Reminds me of myself around a decade ago, completely incapable of understanding why my uncle smoked, being “huh? The smoke isn’t even sweet, why would you want to do that?” Now that I have [addiction-to-X] as a clear dimension of qualia/experience solidified in myself, I can better model their subjective experiences although I’ve never smoked myself.
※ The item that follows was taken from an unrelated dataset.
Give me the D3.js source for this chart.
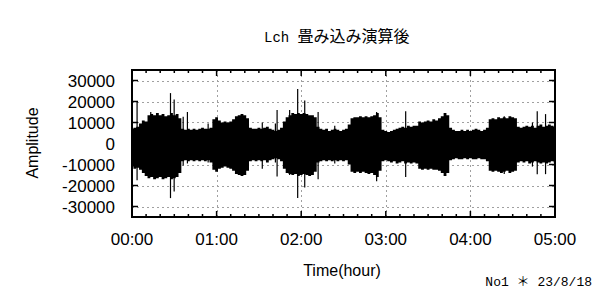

Reminds me of the SSC classic.
Also one observation is that it feels like the rate at which I acquire these is getting faster, probably because of increase in self-awareness + increased option space as I reach adulthood (like being able to drink).
Anyways, I think it’s really cool, and can’t wait for more.
Sunlight scattered by the atmosphere on cloudless mornings during the hour before sunrise inspires a subtle feeling (“this is cool, maybe even exciting”) that I never noticed till I started intentionally exposing myself to it for health reasons (specifically, making it easier to fall asleep 18 hours later).
More precisely, I might or might not have noticed the feeling, but if I did notice it, I quickly forgot about it because I had no idea how to reproduce it.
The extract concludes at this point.